I'm studying for a vector calculus exam and I'm trying to discern if there are multiple ways to express the following equation in Einstein summation convention(a,b,u,v are vectors in $\mathbb{R^3}$):
$$ \mathbf{u} + (\mathbf{a} · \mathbf{b})\mathbf{v} = (\mathbf{a}·\mathbf{a})(\mathbf{b} · \mathbf{v})\mathbf{a} $$
The answer given in the notes is:
$$ u_i + a_jb_jv_i = a_ja_jb_kv_k a_i $$
I'm curious if this is equivalent:
$$ u_i + a_jb_jv_i = a_ka_kb_jv_j a_i $$
Are the indexes j and k are interchangeable on the right hand side of the equation? Or is it necessary that the indexes for (a · b) and (a · a) are the same?

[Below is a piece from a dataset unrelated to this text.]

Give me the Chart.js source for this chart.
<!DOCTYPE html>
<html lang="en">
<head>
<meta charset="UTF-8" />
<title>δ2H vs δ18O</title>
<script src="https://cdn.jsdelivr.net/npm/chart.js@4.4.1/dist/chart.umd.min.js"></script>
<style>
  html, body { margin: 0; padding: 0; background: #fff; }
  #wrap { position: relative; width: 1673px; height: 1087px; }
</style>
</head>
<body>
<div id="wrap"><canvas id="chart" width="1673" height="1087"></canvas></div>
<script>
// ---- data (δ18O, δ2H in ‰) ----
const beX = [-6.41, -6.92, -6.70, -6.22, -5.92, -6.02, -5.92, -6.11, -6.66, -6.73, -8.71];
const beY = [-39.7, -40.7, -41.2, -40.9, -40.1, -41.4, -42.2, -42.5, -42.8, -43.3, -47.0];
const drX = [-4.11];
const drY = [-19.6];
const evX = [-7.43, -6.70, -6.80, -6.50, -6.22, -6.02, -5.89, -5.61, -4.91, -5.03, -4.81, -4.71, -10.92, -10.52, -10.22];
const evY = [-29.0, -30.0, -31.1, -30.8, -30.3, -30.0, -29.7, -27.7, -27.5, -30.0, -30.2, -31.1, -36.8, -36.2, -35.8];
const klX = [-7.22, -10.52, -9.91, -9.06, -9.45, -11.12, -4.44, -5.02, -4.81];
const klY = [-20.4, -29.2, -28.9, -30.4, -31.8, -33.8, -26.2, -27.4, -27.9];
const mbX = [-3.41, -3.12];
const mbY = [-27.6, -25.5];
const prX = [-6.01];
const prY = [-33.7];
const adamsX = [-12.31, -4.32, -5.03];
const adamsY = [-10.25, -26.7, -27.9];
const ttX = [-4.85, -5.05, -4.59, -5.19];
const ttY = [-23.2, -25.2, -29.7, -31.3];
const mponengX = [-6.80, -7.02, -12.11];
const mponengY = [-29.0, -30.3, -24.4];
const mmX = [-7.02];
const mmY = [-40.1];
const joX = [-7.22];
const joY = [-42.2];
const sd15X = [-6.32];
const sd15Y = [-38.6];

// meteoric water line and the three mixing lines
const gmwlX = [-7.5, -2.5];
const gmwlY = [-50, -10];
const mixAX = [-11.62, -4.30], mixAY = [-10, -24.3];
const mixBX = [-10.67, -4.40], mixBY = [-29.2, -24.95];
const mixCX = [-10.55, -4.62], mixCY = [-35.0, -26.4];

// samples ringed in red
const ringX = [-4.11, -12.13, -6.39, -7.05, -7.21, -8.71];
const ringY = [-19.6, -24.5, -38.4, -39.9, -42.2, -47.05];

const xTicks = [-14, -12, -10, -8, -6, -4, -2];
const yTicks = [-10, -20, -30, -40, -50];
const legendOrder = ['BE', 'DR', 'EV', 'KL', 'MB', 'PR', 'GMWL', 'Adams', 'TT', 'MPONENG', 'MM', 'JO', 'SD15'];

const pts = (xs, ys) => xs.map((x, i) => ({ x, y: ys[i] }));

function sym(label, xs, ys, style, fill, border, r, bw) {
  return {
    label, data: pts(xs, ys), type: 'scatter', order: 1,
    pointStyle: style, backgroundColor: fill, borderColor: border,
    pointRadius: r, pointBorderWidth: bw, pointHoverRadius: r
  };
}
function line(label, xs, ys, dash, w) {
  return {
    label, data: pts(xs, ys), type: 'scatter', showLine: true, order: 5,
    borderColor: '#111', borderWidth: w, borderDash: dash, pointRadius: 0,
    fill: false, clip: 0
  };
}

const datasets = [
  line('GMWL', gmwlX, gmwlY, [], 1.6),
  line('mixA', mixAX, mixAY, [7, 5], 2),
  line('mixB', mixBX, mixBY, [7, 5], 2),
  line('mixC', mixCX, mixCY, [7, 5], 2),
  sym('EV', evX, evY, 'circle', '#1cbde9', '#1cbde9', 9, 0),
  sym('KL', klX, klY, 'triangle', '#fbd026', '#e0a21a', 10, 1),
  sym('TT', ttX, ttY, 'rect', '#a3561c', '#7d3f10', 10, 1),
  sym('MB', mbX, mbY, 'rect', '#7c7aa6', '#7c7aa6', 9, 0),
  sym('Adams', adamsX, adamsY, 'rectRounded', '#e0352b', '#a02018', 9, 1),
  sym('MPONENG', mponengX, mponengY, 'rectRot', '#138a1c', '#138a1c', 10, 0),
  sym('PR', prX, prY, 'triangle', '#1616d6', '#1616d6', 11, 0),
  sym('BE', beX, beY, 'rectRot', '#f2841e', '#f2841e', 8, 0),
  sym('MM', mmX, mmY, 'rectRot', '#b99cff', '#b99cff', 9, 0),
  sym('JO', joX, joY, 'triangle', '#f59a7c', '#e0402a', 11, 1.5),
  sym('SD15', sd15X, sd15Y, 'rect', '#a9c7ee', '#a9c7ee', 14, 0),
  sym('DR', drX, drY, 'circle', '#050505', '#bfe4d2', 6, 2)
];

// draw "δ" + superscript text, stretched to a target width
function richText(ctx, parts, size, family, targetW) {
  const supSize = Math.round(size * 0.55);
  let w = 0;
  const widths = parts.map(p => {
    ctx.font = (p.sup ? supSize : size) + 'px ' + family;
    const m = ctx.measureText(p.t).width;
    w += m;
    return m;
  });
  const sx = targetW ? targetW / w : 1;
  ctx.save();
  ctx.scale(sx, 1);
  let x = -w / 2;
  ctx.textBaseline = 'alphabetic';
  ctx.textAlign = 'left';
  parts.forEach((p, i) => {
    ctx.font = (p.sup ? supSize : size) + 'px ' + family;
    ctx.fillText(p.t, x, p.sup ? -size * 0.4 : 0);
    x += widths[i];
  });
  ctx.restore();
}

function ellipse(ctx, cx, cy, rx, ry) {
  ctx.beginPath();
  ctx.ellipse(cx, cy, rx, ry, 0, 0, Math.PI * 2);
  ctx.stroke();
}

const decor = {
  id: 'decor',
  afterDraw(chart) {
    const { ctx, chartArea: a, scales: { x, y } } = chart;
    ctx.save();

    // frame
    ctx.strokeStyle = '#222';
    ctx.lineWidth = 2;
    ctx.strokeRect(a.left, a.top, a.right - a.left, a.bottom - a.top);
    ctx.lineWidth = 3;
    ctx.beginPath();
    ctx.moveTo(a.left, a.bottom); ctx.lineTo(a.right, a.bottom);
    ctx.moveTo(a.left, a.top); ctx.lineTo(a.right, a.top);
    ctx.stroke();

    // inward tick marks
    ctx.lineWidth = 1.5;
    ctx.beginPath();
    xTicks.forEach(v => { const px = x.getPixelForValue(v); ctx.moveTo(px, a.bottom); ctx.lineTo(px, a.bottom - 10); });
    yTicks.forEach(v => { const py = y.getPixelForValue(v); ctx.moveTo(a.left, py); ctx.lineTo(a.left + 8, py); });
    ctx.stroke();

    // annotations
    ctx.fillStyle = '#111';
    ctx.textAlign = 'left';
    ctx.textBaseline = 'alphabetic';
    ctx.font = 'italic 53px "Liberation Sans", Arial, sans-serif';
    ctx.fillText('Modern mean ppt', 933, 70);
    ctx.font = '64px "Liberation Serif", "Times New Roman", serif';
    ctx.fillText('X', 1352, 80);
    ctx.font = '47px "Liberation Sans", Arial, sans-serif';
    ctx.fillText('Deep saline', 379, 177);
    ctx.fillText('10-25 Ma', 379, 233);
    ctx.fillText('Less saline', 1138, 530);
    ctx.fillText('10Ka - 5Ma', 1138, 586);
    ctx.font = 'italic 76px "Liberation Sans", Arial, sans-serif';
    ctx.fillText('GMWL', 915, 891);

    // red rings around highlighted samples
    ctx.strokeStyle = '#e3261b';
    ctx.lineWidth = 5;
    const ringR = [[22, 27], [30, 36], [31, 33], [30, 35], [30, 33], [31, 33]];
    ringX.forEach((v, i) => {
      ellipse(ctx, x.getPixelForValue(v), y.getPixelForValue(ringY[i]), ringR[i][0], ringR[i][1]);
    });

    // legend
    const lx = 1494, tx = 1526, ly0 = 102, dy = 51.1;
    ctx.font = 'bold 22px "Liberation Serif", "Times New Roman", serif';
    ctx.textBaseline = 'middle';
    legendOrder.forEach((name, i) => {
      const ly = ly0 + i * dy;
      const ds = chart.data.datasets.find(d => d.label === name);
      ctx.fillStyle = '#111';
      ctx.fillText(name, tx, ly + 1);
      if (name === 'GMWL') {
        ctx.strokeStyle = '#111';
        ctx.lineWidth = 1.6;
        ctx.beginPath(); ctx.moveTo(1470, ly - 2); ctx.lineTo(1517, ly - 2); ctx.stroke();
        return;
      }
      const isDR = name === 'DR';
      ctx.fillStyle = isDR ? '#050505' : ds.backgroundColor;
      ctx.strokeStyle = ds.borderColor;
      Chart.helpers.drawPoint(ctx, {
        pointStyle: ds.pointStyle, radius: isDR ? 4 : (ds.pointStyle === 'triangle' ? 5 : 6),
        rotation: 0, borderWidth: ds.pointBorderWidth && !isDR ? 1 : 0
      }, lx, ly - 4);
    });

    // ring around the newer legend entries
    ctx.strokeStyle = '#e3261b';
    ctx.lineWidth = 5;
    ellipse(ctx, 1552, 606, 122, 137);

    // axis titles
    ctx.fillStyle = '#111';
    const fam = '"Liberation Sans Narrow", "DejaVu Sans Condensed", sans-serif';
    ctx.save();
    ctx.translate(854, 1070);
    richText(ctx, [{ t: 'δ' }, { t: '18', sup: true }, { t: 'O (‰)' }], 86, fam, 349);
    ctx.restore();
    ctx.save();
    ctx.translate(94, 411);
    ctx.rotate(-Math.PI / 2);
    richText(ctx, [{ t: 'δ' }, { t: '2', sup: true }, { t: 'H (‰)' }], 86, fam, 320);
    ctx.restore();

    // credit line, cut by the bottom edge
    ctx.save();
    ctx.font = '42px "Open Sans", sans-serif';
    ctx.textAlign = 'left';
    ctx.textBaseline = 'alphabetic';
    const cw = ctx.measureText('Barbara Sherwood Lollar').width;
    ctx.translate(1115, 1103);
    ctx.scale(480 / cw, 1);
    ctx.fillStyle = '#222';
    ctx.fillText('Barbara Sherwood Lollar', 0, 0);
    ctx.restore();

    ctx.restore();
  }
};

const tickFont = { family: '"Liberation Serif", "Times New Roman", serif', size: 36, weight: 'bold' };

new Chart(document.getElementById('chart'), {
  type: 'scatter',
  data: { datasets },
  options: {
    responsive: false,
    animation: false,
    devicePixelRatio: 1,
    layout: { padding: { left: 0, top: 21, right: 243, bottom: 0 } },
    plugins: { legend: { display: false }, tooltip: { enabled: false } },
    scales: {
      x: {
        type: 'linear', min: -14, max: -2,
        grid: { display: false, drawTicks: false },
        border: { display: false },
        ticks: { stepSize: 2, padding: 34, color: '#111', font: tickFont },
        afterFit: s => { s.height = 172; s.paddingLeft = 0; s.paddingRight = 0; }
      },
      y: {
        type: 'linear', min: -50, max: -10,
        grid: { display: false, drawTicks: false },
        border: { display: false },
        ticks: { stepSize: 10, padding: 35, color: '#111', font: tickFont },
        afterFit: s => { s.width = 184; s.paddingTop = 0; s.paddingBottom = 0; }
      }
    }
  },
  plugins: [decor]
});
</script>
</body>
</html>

Consider un-Einsteining the notation for a second, just to make it a bit clearer: $$ u_i + \sum_{j = 1}^3a_jb_jv_i = \sum_{j = 1}^3\sum_{k = 1}^3a_ja_jb_kv_k a_i\\ \text{versus}\\ u_i + \sum_{j = 1}^3a_jb_jv_i = \sum_{k = 1}^3\sum_{j = 1}^3a_ka_kb_jv_j a_i $$ The $k$ and the $j$ on the right-hand side don't touch the other terms. The actual name you choose for each of them does not matter at all for the rest of the equation, because it doesn't "leak" outside of their respective $\sum$. You could just as well have written $$ u_i + \sum_{j = 1}^3a_jb_jv_i = \sum_{\dagger = 0}^3\sum_{わ=0}^3a_\dagger a_\dagger b_わv_わ a_i\\ $$ Of course, this only applies for the names of indices that are summed over / contracted within a single term (including the $j$ on the left-hand side). The $i$ must be chosen to be consistent across the whole equation and not collide with any of the others. Although, there is no reason it has to be $i$ specifiacally.